Dispensationalism Made Easy


The Law (Mosaic Covenant)


“Wherefore, then, serveth the law? It was added because of transgressions, till the seed should come to Whom the promise was made;...” (Gal. 3: 19).


If the nation of Israel was ever going to fulfill her destiny as "the light of the world", it was now necessary for God to place them under “the law”, and the law would act as a "schoolmaster": “Wherefore, the law was our schoolmaster to bring us to Christ…” (Gal. 3: 24).


The Greek word translated "schoolmaster" is paidagogos, and a paidagogos was a disciplinarian who was given the responsibility of giving children moral training and keeping them from the evils of the world. The purpose of the Law was to place the children of Israel under the precise discipline of the law, and in this way the people would be a "holy nation".


The Law, or the Mosaic Covenant, was composed of three parts. First was the "Ten Commandments", which is an expression of the righteous will of God. Next were the "ordinances". Once an Israelite sinned, he was declared "blameless" if he brought the required offering and took part in the ordinances of "atonement". Lastly, there were the "judgments", which governed the social life of Israel.


If the children of Israel would faithfully keep the law then they would be known and feared by all the nations of the earth: “The Lord shall establish thee an holy people unto Himself, as He hath sworn unto thee, if thou shalt keep the commandments of the Lord thy God, and walk in His ways. And all the people of the earth shall see that thou art called by the name of the Lord, and they shall be afraid of thee” (Deut. 28: 9, 10).


“Keep, therefore, and do them; for this is your wisdom and your understanding in the sight of the nations, who shall hear all these statutes and say, Surely this great nation is a wise and understanding people” (Deut. 4: 6).


All the people of the earth were to gain a knowledge of the one true God through Israel: “Unto them were committed the oracles of God” (Ro. 3: 2), so “that all the people of the earth may know that the Lord is God, and that there is none else” (1 Ki. 8: 60).

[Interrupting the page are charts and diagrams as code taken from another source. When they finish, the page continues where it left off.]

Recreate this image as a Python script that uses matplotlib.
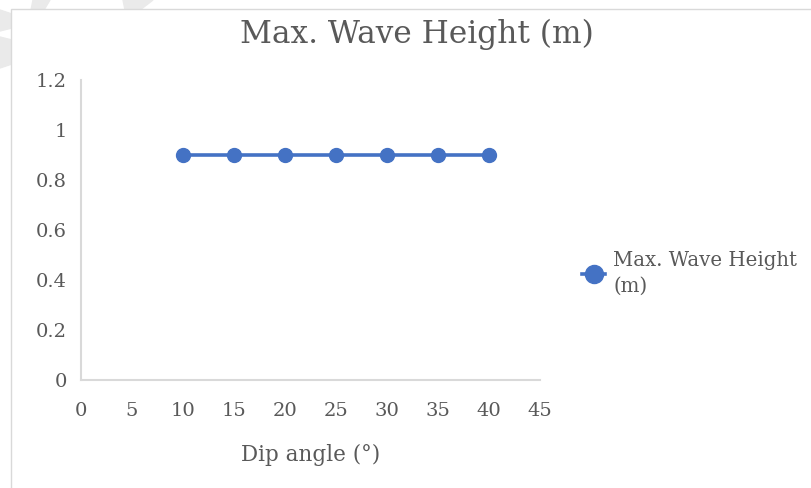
import matplotlib
matplotlib.use("Agg")
import matplotlib.pyplot as plt
from matplotlib.patches import Rectangle, Polygon
from matplotlib.lines import Line2D

dip_angle = [10, 15, 20, 25, 30, 35, 40]
max_wave_height = [0.9, 0.9, 0.9, 0.9, 0.9, 0.9, 0.9]
x_ticks = [0, 5, 10, 15, 20, 25, 30, 35, 40, 45]
y_ticks = [0, 0.2, 0.4, 0.6, 0.8, 1, 1.2]
y_tick_labels = ["0", "0.2", "0.4", "0.6", "0.8", "1", "1.2"]

blue = "#4472C4"
text_gray = "#595959"
axis_gray = "#D9D9D9"

plt.rcParams["font.family"] = ["DejaVu Serif"]

W, H = 811, 488
fig = plt.figure(figsize=(W / 100, H / 100), dpi=100)


def px(x, y):
    return (x / W, 1 - y / H)


# faint background shapes peeking out behind the chart area
for pts in [
    [(33, 0), (50, 0), (44, 10), (31, 10)],
    [(123, 0), (153, 0), (140, 10), (125, 10)],
    [(0, 10), (12, 14), (12, 28), (0, 31)],
    [(0, 37), (12, 40), (12, 64), (0, 68)],
]:
    fig.patches.append(Polygon([px(*p) for p in pts], closed=True,
                               transform=fig.transFigure, color="#EAEAEA",
                               zorder=-3))

# chart area with its thin border
fig.patches.append(Rectangle(px(11, H + 10), 1.0, (H + 10 - 9) / H,
                             transform=fig.transFigure, facecolor="white",
                             edgecolor="#D9D9D9", linewidth=1.0, zorder=-2))

ax = fig.add_axes([81 / W, 1 - 380 / H, (540 - 81) / W, 300 / H])
ax.set_facecolor("none")
ax.plot(dip_angle, max_wave_height, color=blue, linewidth=2.6,
        marker="o", markersize=10, markerfacecolor=blue, markeredgecolor=blue)

ax.set_xlim(0, 45)
ax.set_ylim(0, 1.2)
ax.set_xticks(x_ticks)
ax.set_yticks(y_ticks)
ax.set_yticklabels(y_tick_labels)
ax.tick_params(axis="both", length=0, labelsize=14, labelcolor=text_gray)
ax.tick_params(axis="x", pad=16)
ax.tick_params(axis="y", pad=10)

for side in ["top", "right"]:
    ax.spines[side].set_visible(False)
for side in ["left", "bottom"]:
    ax.spines[side].set_color(axis_gray)
    ax.spines[side].set_linewidth(1.5)

ax.set_xlabel("Dip angle (°)", fontsize=15.5, color=text_gray, labelpad=17)
fig.text(417 / W, 1 - 34 / H, "Max. Wave Height (m)", fontsize=22.5,
         color=text_gray, ha="center", va="center")

handle = Line2D([], [], color=blue, linewidth=2.6, marker="o", markersize=13,
                markerfacecolor=blue, markeredgecolor=blue)
leg = fig.legend([handle], ["Max. Wave Height\n(m)"], loc="center left",
                 bbox_to_anchor=(568 / W, 1 - 273 / H), frameon=False,
                 fontsize=14.2, labelcolor=text_gray, handlelength=1.2,
                 handletextpad=0.4, borderpad=0.2)
leg.get_texts()[0].set_linespacing(1.45)

fig.savefig("out.png", dpi=100)
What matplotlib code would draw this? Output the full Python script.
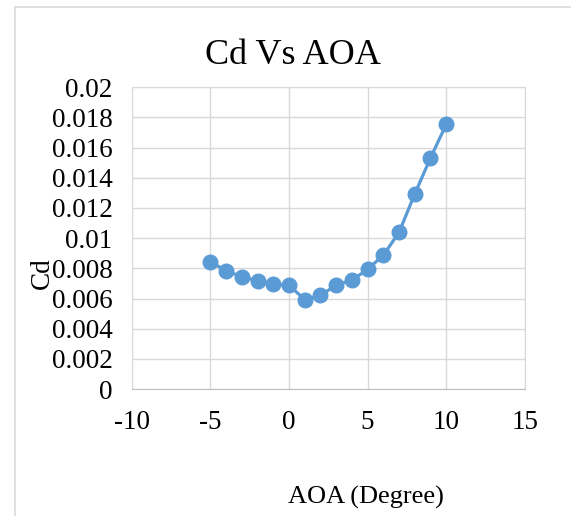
import matplotlib
matplotlib.use("Agg")
import matplotlib.pyplot as plt
from matplotlib.patches import Rectangle
from matplotlib.ticker import MultipleLocator, FuncFormatter

# angle of attack (degrees) and drag coefficient
aoa = [-5, -4, -3, -2, -1, 0, 1, 2, 3, 4, 5, 6, 7, 8, 9, 10]
cd = [0.00845, 0.00782, 0.00745, 0.00716, 0.00698, 0.00687, 0.00593, 0.0062,
      0.00689, 0.00722, 0.00793, 0.00887, 0.01038, 0.01293, 0.01531, 0.01753]

plt.rcParams['font.family'] = ['Liberation Serif', 'DejaVu Serif']
plt.rcParams['axes.unicode_minus'] = False

fig = plt.figure(figsize=(5.71, 5.16), dpi=100)
ax = fig.add_axes([0.231, 0.246, 0.688, 0.585])

# chart border like the spreadsheet frame
fig.patches.append(Rectangle((14.5 / 571, -0.1), 1.2, 1 - 6.5 / 516 + 0.1,
                             transform=fig.transFigure, fill=False,
                             edgecolor='#d9d9d9', linewidth=1.2))

ax.plot(aoa, cd, color='#5b9bd5', linewidth=2.3, marker='o',
        markersize=10.5, zorder=3)

ax.set_xlim(-10, 15)
ax.set_ylim(0, 0.02)
ax.xaxis.set_major_locator(MultipleLocator(5))
ax.yaxis.set_major_locator(MultipleLocator(0.002))
ax.yaxis.set_major_formatter(FuncFormatter(lambda v, p: f"{round(v, 4):g}"))
ax.xaxis.set_major_formatter(FuncFormatter(lambda v, p: f"{v:g}"))
ax.tick_params(length=0, labelsize=19.5, colors='black')
ax.tick_params(axis='x', pad=15)
ax.tick_params(axis='y', pad=14)

ax.grid(True, color='#d9d9d9', linewidth=1)
ax.set_axisbelow(True)
for side in ['top', 'left', 'right']:
    ax.spines[side].set_color('#d9d9d9')
ax.spines['bottom'].set_color('#bfbfbf')

fig.text(293 / 571, 1 - 56 / 516, 'Cd Vs AOA', fontsize=26,
         ha='center', va='center')
fig.text(366 / 571, 1 - 497 / 516, 'AOA (Degree)', fontsize=19,
         ha='center', va='center')
fig.text(42 / 571, 1 - 273 / 516, 'Cd', fontsize=19.5, rotation=90,
         ha='center', va='center')

fig.savefig('out.png', dpi=100)
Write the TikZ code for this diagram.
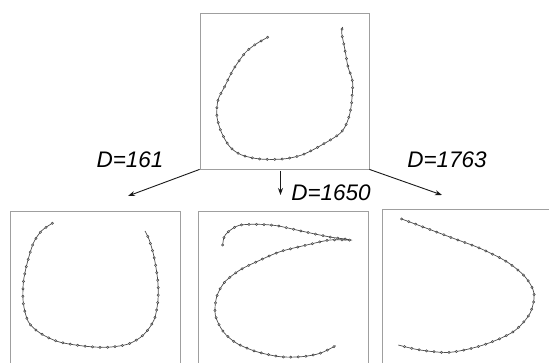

The Lord also revealed the “the law" was both "a blessing and a curse": “I set before you this day a blessing and a curse: A blessing, if ye obey the commandments of the Lord your God, which I command you in this day; And a curse, if ye will not obey the commandments of the Lord your God, but turn aside out of the way which I command you this day, to go after other gods, which ye have not known” (Deut. 11: 26-28).


Later, God also promised King David that his son, Solomon, would “build a house for My name, and I will establish the throne of his kingdom forever” (2 Sam. 7: 13). At the dedication of the Temple that Solomon built “the glory of the Lord had filled the house of the Lord”. Over time “King Solomon exceeded all the kings of the earth in riches and for wisdom. And all the earth consulted Solomon, to hear his wisdom, which God had put in his heart” (1 Ki.10: 23, 24).


But Solomon went down to Egypt for his queen, the daughter of Pharaoh, who “turned away his heart after other gods” (1 Ki. 11: 1, 4). As time went on in Israel the kingdom ruled by Solomon became a hindrance to God΄s purposes. Israel began to treat the Gentiles with contempt, and instead of revealing the true God to them,”the name of God” was “blasphemed among the Gentiles” through them (Ro. 2: 24). The Jews treated Solomon΄s Temple,which was to have been “a house of prayer to all nations” (Mk. 11: 17), as though it was not God΄s house, but their own, and ended up by degrading it until it became at last “a den of thieves”.


Not only did the Jews fail in their commission to be the Ministers of God, they also “mocked the messengers of God, and despised His words, and misused His prophets, until the wrath of the Lord arose against His people, till there was no remedy” (2 Chor. 36: 16). Jerusalem was then destroyed by invading forces, and the Jews who escaped death were carried away captive to Babylon.


The law had brought "death" to the nation of Israel: “...for the letter killeth...the ministration of death, written and engraved in stones” (2 Cor. 3: 6, 7).


It was during this time when the prophets began to reveal a time when the children of Israel would be brought back to their land and brought back to life. In a vision the prophet Ezekiel saw the nation of Israel and he likened them to "dry bones":


“The hand of the Lord was upon me, and carried me out in the Spirit of the Lord, and set me down in the midst of the valley which was full of bone….these bones are the whole house of Israel; behold, they say, Our bones are dried, and our hope is lost; we are cut off on our part” (Ez. 37: 1, 11).


The Lord then revealed how He would restore Israel and bring her back to life so that she could fulfill her destiny as "the light of the world":


“He said to me, Prophesy upon these bones: and say to them, O dry bones, hear the word of the Lord. Thus says the Lord God to these bones, Behold, I will cause spirit to enter into you, and you shall live” (Ez. 37: 4, 5; RSV).


The nation would be reborn by having the Lord put holy spirit within her.